TASK TO COMPLETE> Return all the data below as it stands, minus the pictures.
···
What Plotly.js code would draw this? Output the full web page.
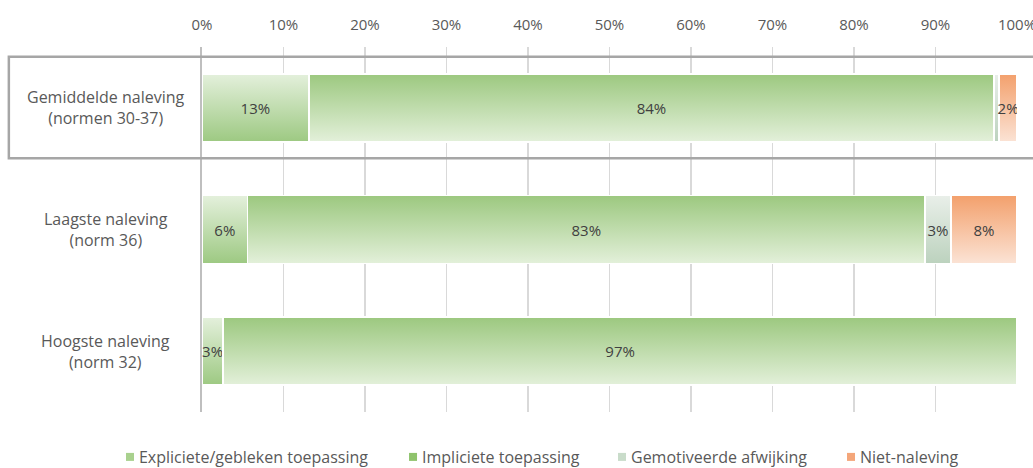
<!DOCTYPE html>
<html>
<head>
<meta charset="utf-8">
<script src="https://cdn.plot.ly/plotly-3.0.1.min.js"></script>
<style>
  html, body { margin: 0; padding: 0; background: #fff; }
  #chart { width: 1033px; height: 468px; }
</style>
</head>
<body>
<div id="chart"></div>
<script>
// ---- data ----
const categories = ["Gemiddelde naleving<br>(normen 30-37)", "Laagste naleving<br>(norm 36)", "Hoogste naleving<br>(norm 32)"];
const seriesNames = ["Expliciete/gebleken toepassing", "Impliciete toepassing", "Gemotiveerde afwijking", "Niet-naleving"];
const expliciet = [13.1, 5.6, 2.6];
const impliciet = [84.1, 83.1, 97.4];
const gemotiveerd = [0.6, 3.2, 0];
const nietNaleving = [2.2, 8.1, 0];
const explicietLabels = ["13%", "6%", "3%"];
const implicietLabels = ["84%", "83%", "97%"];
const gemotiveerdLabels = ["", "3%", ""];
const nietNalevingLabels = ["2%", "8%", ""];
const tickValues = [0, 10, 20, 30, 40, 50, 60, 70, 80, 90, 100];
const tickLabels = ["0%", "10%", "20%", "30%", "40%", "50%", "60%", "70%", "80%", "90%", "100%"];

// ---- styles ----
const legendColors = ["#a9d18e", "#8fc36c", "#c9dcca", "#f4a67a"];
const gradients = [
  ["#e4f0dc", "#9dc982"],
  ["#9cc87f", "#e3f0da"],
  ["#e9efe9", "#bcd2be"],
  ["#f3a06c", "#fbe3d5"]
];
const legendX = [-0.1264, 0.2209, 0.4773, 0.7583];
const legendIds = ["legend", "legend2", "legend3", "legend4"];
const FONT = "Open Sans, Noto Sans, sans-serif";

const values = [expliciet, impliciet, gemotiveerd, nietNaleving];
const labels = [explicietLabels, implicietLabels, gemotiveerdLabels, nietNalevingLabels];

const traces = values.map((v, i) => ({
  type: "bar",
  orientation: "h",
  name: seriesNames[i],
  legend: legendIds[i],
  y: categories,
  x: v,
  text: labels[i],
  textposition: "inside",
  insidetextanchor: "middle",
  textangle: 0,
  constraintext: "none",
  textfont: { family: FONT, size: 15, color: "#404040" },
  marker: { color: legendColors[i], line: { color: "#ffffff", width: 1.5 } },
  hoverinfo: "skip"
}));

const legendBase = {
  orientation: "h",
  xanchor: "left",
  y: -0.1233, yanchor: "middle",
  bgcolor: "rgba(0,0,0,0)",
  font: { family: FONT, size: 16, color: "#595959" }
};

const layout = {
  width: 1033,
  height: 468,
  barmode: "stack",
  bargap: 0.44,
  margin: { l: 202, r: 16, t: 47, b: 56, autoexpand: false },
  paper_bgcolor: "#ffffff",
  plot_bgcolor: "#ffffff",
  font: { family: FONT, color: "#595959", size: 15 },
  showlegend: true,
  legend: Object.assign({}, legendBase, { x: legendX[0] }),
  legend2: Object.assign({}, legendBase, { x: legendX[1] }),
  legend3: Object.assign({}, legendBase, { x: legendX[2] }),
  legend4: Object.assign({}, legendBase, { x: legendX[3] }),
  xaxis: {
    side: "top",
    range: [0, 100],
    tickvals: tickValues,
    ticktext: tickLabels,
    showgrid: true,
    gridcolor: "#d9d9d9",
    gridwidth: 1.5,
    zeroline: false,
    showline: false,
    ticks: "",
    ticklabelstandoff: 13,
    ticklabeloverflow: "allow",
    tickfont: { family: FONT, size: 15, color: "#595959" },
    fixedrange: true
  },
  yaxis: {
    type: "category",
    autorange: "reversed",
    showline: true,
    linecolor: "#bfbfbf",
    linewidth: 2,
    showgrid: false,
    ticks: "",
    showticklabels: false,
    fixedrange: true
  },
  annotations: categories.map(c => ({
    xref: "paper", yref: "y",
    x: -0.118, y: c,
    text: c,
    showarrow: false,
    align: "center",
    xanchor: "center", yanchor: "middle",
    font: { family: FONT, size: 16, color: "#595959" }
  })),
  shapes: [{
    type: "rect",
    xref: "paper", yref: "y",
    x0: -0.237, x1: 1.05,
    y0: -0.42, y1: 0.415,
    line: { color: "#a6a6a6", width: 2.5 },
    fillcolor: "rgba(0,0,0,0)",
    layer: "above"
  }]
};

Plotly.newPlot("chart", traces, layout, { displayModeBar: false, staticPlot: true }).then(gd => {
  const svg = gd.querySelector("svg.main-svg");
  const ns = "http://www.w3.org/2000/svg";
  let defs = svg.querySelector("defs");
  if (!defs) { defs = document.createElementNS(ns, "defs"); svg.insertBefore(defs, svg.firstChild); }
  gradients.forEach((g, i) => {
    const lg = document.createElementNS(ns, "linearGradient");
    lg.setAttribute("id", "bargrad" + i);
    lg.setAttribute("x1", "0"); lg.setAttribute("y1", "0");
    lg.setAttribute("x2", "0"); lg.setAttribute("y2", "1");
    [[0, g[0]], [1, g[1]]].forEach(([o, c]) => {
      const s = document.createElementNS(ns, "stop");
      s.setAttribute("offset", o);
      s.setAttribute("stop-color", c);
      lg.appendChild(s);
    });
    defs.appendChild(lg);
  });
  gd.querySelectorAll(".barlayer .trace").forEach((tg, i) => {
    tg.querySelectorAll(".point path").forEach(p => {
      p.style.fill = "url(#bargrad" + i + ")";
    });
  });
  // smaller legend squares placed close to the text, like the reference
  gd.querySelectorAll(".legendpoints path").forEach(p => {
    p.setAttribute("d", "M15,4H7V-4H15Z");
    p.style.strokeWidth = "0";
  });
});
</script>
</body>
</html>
···
RESULT OF THIS EXERCISE>
What Plotly.js code would draw this? Output the full web page.
<!DOCTYPE html>
<html>
<head>
<meta charset="utf-8">
<script src="https://cdn.plot.ly/plotly-3.0.1.min.js"></script>
<style>
  html, body { margin: 0; padding: 0; background: #fff; }
  #chart { width: 1033px; height: 468px; }
</style>
</head>
<body>
<div id="chart"></div>
<script>
// ---- data ----
const categories = ["Gemiddelde naleving<br>(normen 30-37)", "Laagste naleving<br>(norm 36)", "Hoogste naleving<br>(norm 32)"];
const seriesNames = ["Expliciete/gebleken toepassing", "Impliciete toepassing", "Gemotiveerde afwijking", "Niet-naleving"];
const expliciet = [13.1, 5.6, 2.6];
const impliciet = [84.1, 83.1, 97.4];
const gemotiveerd = [0.6, 3.2, 0];
const nietNaleving = [2.2, 8.1, 0];
const explicietLabels = ["13%", "6%", "3%"];
const implicietLabels = ["84%", "83%", "97%"];
const gemotiveerdLabels = ["", "3%", ""];
const nietNalevingLabels = ["2%", "8%", ""];
const tickValues = [0, 10, 20, 30, 40, 50, 60, 70, 80, 90, 100];
const tickLabels = ["0%", "10%", "20%", "30%", "40%", "50%", "60%", "70%", "80%", "90%", "100%"];

// ---- styles ----
const legendColors = ["#a9d18e", "#8fc36c", "#c9dcca", "#f4a67a"];
const gradients = [
  ["#e4f0dc", "#9dc982"],
  ["#9cc87f", "#e3f0da"],
  ["#e9efe9", "#bcd2be"],
  ["#f3a06c", "#fbe3d5"]
];
const legendX = [-0.1264, 0.2209, 0.4773, 0.7583];
const legendIds = ["legend", "legend2", "legend3", "legend4"];
const FONT = "Open Sans, Noto Sans, sans-serif";

const values = [expliciet, impliciet, gemotiveerd, nietNaleving];
const labels = [explicietLabels, implicietLabels, gemotiveerdLabels, nietNalevingLabels];

const traces = values.map((v, i) => ({
  type: "bar",
  orientation: "h",
  name: seriesNames[i],
  legend: legendIds[i],
  y: categories,
  x: v,
  text: labels[i],
  textposition: "inside",
  insidetextanchor: "middle",
  textangle: 0,
  constraintext: "none",
  textfont: { family: FONT, size: 15, color: "#404040" },
  marker: { color: legendColors[i], line: { color: "#ffffff", width: 1.5 } },
  hoverinfo: "skip"
}));

const legendBase = {
  orientation: "h",
  xanchor: "left",
  y: -0.1233, yanchor: "middle",
  bgcolor: "rgba(0,0,0,0)",
  font: { family: FONT, size: 16, color: "#595959" }
};

const layout = {
  width: 1033,
  height: 468,
  barmode: "stack",
  bargap: 0.44,
  margin: { l: 202, r: 16, t: 47, b: 56, autoexpand: false },
  paper_bgcolor: "#ffffff",
  plot_bgcolor: "#ffffff",
  font: { family: FONT, color: "#595959", size: 15 },
  showlegend: true,
  legend: Object.assign({}, legendBase, { x: legendX[0] }),
  legend2: Object.assign({}, legendBase, { x: legendX[1] }),
  legend3: Object.assign({}, legendBase, { x: legendX[2] }),
  legend4: Object.assign({}, legendBase, { x: legendX[3] }),
  xaxis: {
    side: "top",
    range: [0, 100],
    tickvals: tickValues,
    ticktext: tickLabels,
    showgrid: true,
    gridcolor: "#d9d9d9",
    gridwidth: 1.5,
    zeroline: false,
    showline: false,
    ticks: "",
    ticklabelstandoff: 13,
    ticklabeloverflow: "allow",
    tickfont: { family: FONT, size: 15, color: "#595959" },
    fixedrange: true
  },
  yaxis: {
    type: "category",
    autorange: "reversed",
    showline: true,
    linecolor: "#bfbfbf",
    linewidth: 2,
    showgrid: false,
    ticks: "",
    showticklabels: false,
    fixedrange: true
  },
  annotations: categories.map(c => ({
    xref: "paper", yref: "y",
    x: -0.118, y: c,
    text: c,
    showarrow: false,
    align: "center",
    xanchor: "center", yanchor: "middle",
    font: { family: FONT, size: 16, color: "#595959" }
  })),
  shapes: [{
    type: "rect",
    xref: "paper", yref: "y",
    x0: -0.237, x1: 1.05,
    y0: -0.42, y1: 0.415,
    line: { color: "#a6a6a6", width: 2.5 },
    fillcolor: "rgba(0,0,0,0)",
    layer: "above"
  }]
};

Plotly.newPlot("chart", traces, layout, { displayModeBar: false, staticPlot: true }).then(gd => {
  const svg = gd.querySelector("svg.main-svg");
  const ns = "http://www.w3.org/2000/svg";
  let defs = svg.querySelector("defs");
  if (!defs) { defs = document.createElementNS(ns, "defs"); svg.insertBefore(defs, svg.firstChild); }
  gradients.forEach((g, i) => {
    const lg = document.createElementNS(ns, "linearGradient");
    lg.setAttribute("id", "bargrad" + i);
    lg.setAttribute("x1", "0"); lg.setAttribute("y1", "0");
    lg.setAttribute("x2", "0"); lg.setAttribute("y2", "1");
    [[0, g[0]], [1, g[1]]].forEach(([o, c]) => {
      const s = document.createElementNS(ns, "stop");
      s.setAttribute("offset", o);
      s.setAttribute("stop-color", c);
      lg.appendChild(s);
    });
    defs.appendChild(lg);
  });
  gd.querySelectorAll(".barlayer .trace").forEach((tg, i) => {
    tg.querySelectorAll(".point path").forEach(p => {
      p.style.fill = "url(#bargrad" + i + ")";
    });
  });
  // smaller legend squares placed close to the text, like the reference
  gd.querySelectorAll(".legendpoints path").forEach(p => {
    p.setAttribute("d", "M15,4H7V-4H15Z");
    p.style.strokeWidth = "0";
  });
});
</script>
</body>
</html>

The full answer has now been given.